For high-traffic installations, monitor system resources after enabling these metrics to ensure performance remains within acceptable limits.
To enable advanced latency metrics:
-
Create a custom NGINX configuration file:
sudo mkdir -p /etc/gitlab/nginx/conf.d/ sudo vim /etc/gitlab/nginx/conf.d/vts-custom.conf
-
Add these settings to enable histogram buckets and filtering:
vhost_traffic_status_histogram_buckets 0.005 0.01 0.05 0.1 0.25 0.5 1 2.5 5 10; vhost_traffic_status_filter_by_host on; vhost_traffic_status_filter on; vhost_traffic_status_filter_by_set_key $server_name server::*;
-
To configure GitLab to include your custom settings, add the following to
/etc/gitlab/gitlab.rb
:nginx['custom_nginx_config'] = "include /etc/gitlab/nginx/conf.d/vts-custom.conf;"
-
Reconfigure and restart NGINX:
sudo gitlab-ctl reconfigure sudo gitlab-ctl restart nginx
After enabling these settings, you can use Prometheus queries to monitor various latency metrics:
# Average response time
rate(nginx_vts_server_request_seconds_total[5m]) / rate(nginx_vts_server_requests_total{code=~"2xx|3xx|4xx|5xx"}[5m])
# P90 latency
histogram_quantile(0.90, rate(nginx_vts_server_request_duration_seconds_bucket[5m]))
# P99 latency
histogram_quantile(0.99, rate(nginx_vts_server_request_duration_seconds_bucket[5m]))

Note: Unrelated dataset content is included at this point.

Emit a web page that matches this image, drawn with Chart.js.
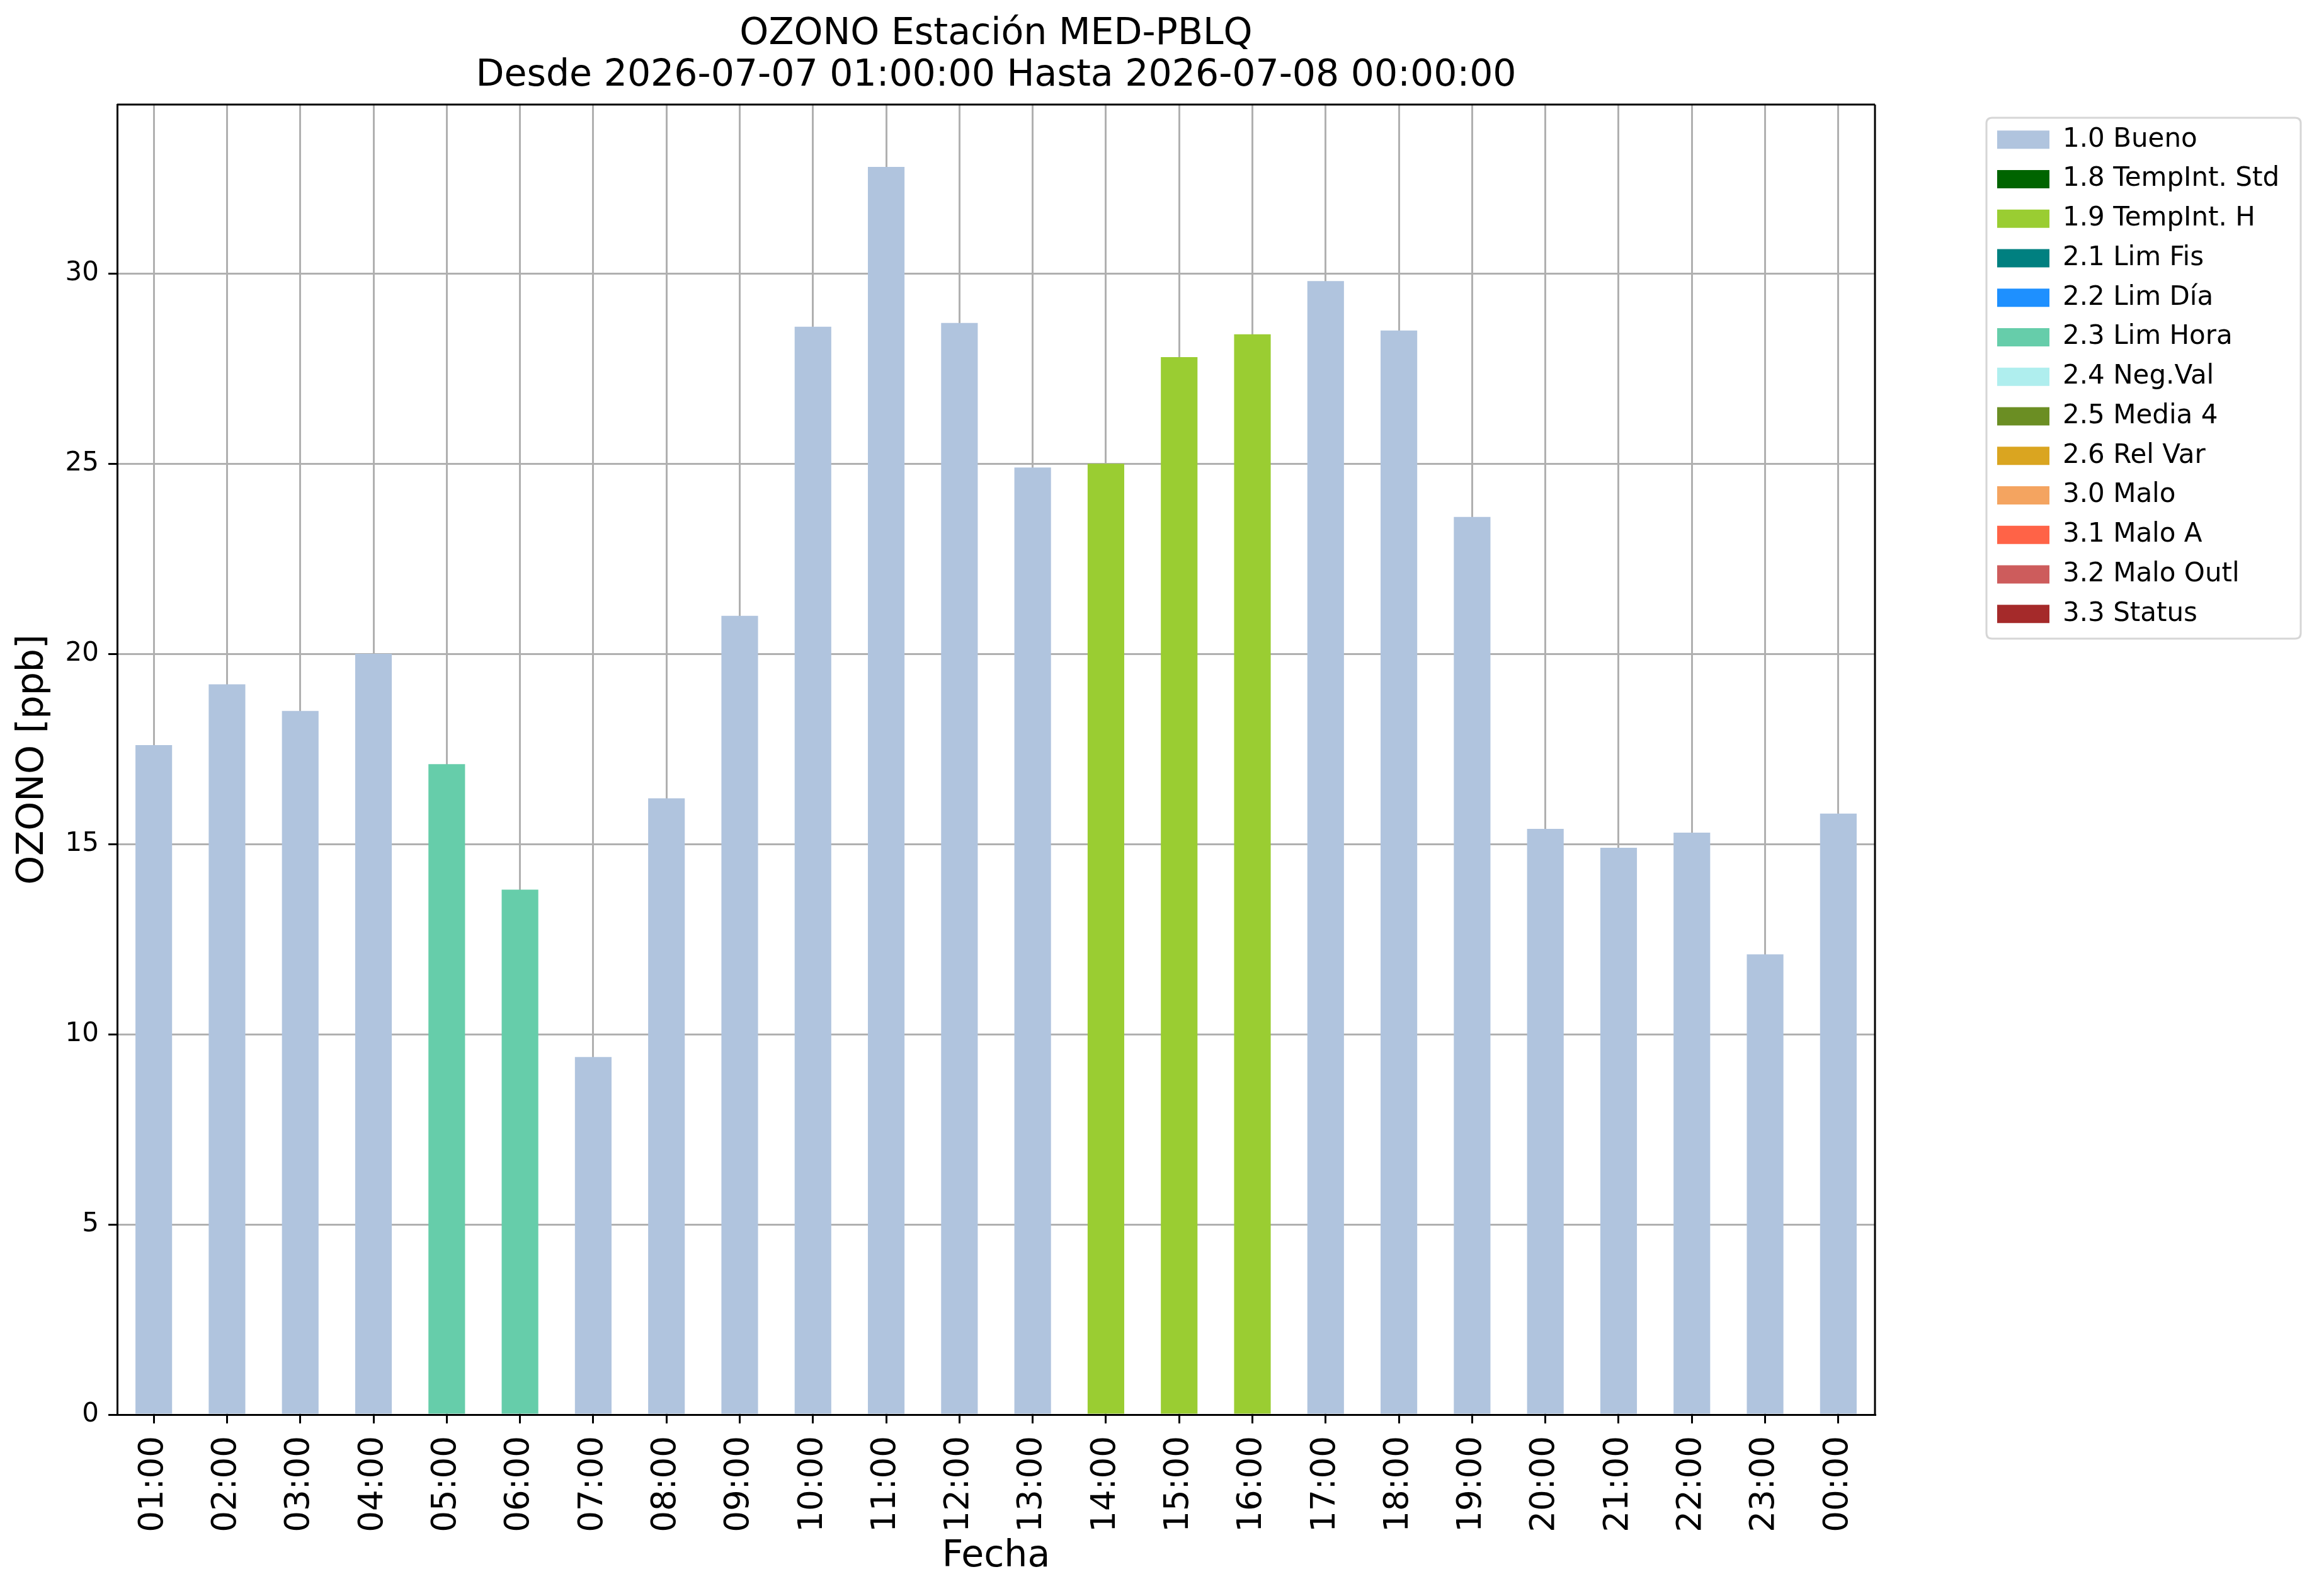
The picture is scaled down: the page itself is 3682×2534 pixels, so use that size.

# Average upstream response time
rate(nginx_vts_upstream_response_seconds_total[5m]) / rate(nginx_vts_upstream_requests_total{code=~"2xx|3xx|4xx|5xx"}[5m])
# P90 upstream latency
histogram_quantile(0.90, rate(nginx_vts_upstream_response_duration_seconds_bucket[5m]))
# P99 upstream latency
histogram_quantile(0.99, rate(nginx_vts_upstream_response_duration_seconds_bucket[5m]))
For GitLab Workhorse-specific metrics, you can use:
# 90th percentile upstream latency for GitLab Workhorse
histogram_quantile(0.90, rate(nginx_vts_upstream_response_duration_seconds_bucket{upstream="gitlab-workhorse"}[5m]))

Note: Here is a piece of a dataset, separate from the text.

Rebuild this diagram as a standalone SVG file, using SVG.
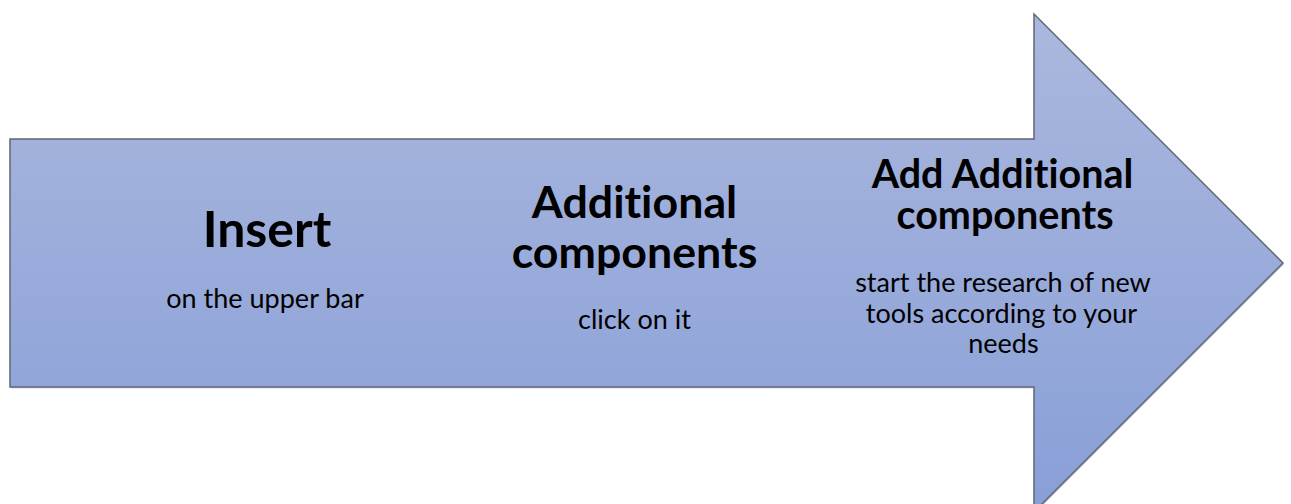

# Average upstream response time for GitLab Workhorse
rate(nginx_vts_upstream_response_seconds_total{upstream="gitlab-workhorse"}[5m]) /
rate(nginx_vts_upstream_requests_total{upstream="gitlab-workhorse",code=~"2xx|3xx|4xx|5xx"}[5m])

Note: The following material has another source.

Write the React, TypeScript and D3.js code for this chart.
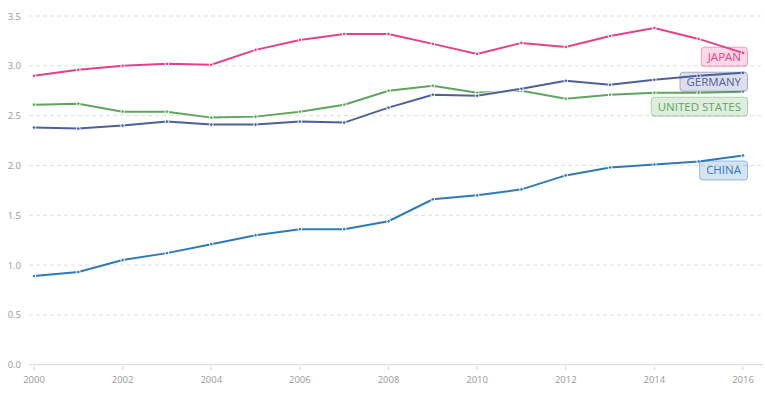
import React, { useEffect, useRef } from "react";
import * as d3 from "d3";

const years = d3.range(2000, 2017);
const seriesNames = ["JAPAN", "GERMANY", "UNITED STATES", "CHINA"];
const seriesColors = ["#e5408a", "#4f5f9a", "#5ea55e", "#2f7ab8"];

const japan = [2.90, 2.96, 3.00, 3.02, 3.01, 3.16, 3.26, 3.32, 3.32, 3.22, 3.12, 3.23, 3.19, 3.30, 3.38, 3.27, 3.13];
const germany = [2.38, 2.37, 2.40, 2.44, 2.41, 2.41, 2.44, 2.43, 2.58, 2.71, 2.70, 2.77, 2.85, 2.81, 2.86, 2.90, 2.93];
const unitedStates = [2.61, 2.62, 2.54, 2.54, 2.48, 2.49, 2.54, 2.61, 2.75, 2.80, 2.73, 2.75, 2.67, 2.71, 2.73, 2.73, 2.74];
const china = [0.89, 0.93, 1.05, 1.12, 1.21, 1.30, 1.36, 1.36, 1.44, 1.66, 1.70, 1.76, 1.90, 1.98, 2.01, 2.04, 2.10];

const allSeries = [japan, germany, unitedStates, china];
const yTicks = [0, 0.5, 1, 1.5, 2, 2.5, 3, 3.5];
const xTicks = [2000, 2002, 2004, 2006, 2008, 2010, 2012, 2014, 2016];

export default function App() {
  const ref = useRef<SVGSVGElement>(null);

  useEffect(() => {
    const W = 765, H = 393;
    const left = 34, right = 743, top = 16, bottom = 364.7;
    const svg = d3.select(ref.current);
    svg.selectAll("*").remove();
    const font = "'Open Sans', sans-serif";

    const x = d3.scaleLinear().domain([2000, 2016]).range([left, right]);
    const y = d3.scaleLinear().domain([0, 3.5]).range([bottom, top]);

    // grid lines
    svg.append("g")
      .selectAll("line")
      .data(yTicks.filter(d => d > 0))
      .join("line")
      .attr("x1", 29).attr("x2", 763)
      .attr("y1", d => y(d)).attr("y2", d => y(d))
      .attr("stroke", "#dedede")
      .attr("stroke-dasharray", "4,3");

    // baseline
    svg.append("line")
      .attr("x1", 29).attr("x2", 763)
      .attr("y1", y(0)).attr("y2", y(0))
      .attr("stroke", "#d8d8d8");

    // y labels
    svg.append("g")
      .selectAll("text")
      .data(yTicks)
      .join("text")
      .attr("x", 21)
      .attr("y", d => y(d) + 3.5)
      .attr("text-anchor", "end")
      .attr("font-family", font)
      .attr("font-size", 9.5)
      .attr("fill", "#999")
      .text(d => d.toFixed(1));

    // x ticks and labels
    const xg = svg.append("g");
    xg.selectAll("line")
      .data(xTicks)
      .join("line")
      .attr("x1", d => x(d)).attr("x2", d => x(d))
      .attr("y1", y(0) + 2).attr("y2", y(0) + 5)
      .attr("stroke", "#ccc");
    xg.selectAll("text")
      .data(xTicks)
      .join("text")
      .attr("x", d => x(d))
      .attr("y", y(0) + 18)
      .attr("text-anchor", "middle")
      .attr("font-family", font)
      .attr("font-size", 9.5)
      .attr("fill", "#999")
      .text(d => d);

    const line = d3.line<number>()
      .x((_, i) => x(years[i]))
      .y(d => y(d));

    // draw bottom-up so Japan ends on top
    const order = [3, 2, 1, 0];
    order.forEach(si => {
      const data = allSeries[si];
      const c = seriesColors[si];
      const g = svg.append("g");
      g.append("path")
        .datum(data)
        .attr("d", line)
        .attr("fill", "none")
        .attr("stroke", "#fff")
        .attr("stroke-width", 4)
        .attr("stroke-opacity", 0.8);
      g.append("path")
        .datum(data)
        .attr("d", line)
        .attr("fill", "none")
        .attr("stroke", c)
        .attr("stroke-width", 2);
      g.selectAll("circle")
        .data(data)
        .join("circle")
        .attr("cx", (_, i) => x(years[i]))
        .attr("cy", d => y(d))
        .attr("r", 1.8)
        .attr("fill", c)
        .attr("stroke", "#fff")
        .attr("stroke-width", 1);
    });

    // labels: place below end point, push up to avoid overlap
    const boxH = 20, gap = 5;
    const ends = allSeries.map(s => y(s[s.length - 1]));
    const tops: number[] = ends.map(e => e + 5);
    const idx = d3.range(allSeries.length).sort((a, b) => ends[b] - ends[a]);
    for (let k = 1; k < idx.length; k++) {
      const below = idx[k - 1], cur = idx[k];
      tops[cur] = Math.min(tops[cur], tops[below] - boxH - gap);
    }

    const rightEdge = 748;
    seriesNames.forEach((name, si) => {
      const c = seriesColors[si];
      const g = svg.append("g");
      const t = g.append("text")
        .attr("x", rightEdge - 7)
        .attr("y", tops[si] + 14)
        .attr("text-anchor", "end")
        .attr("font-family", font)
        .attr("font-size", 11.5)
        .attr("fill", c)
        .text(name);
      const w = (t.node() as SVGTextElement).getComputedTextLength() + 14;
      g.insert("rect", "text")
        .attr("x", rightEdge - w + 0.5)
        .attr("y", tops[si] + 0.5)
        .attr("width", w - 1)
        .attr("height", boxH - 1)
        .attr("rx", 3)
        .attr("fill", c)
        .attr("fill-opacity", 0.2)
        .attr("stroke", c)
        .attr("stroke-opacity", 0.45);
    });

    svg.attr("width", W).attr("height", H);
  }, []);

  return (
    <svg
      ref={ref}
      width={765}
      height={393}
      style={{ position: "absolute", left: 0, top: 0, background: "#fff" }}
    />
  );
}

To ensure user uploads are accessible, add your NGINX user (usually www-data
) to the gitlab-www
group:
sudo usermod -aG gitlab-www www-data
The configuration files are similar to the bundled GitLab NGINX configuration, with these differences:
- Passenger configuration is used instead of Puma.
- HTTPS is not enabled by default, but you can enable it.
After making changes to the NGINX configuration:
-
For Debian-based systems, restart NGINX:
sudo service nginx restart
-
For other systems, refer to your operating system's documentation for the correct command to restart NGINX.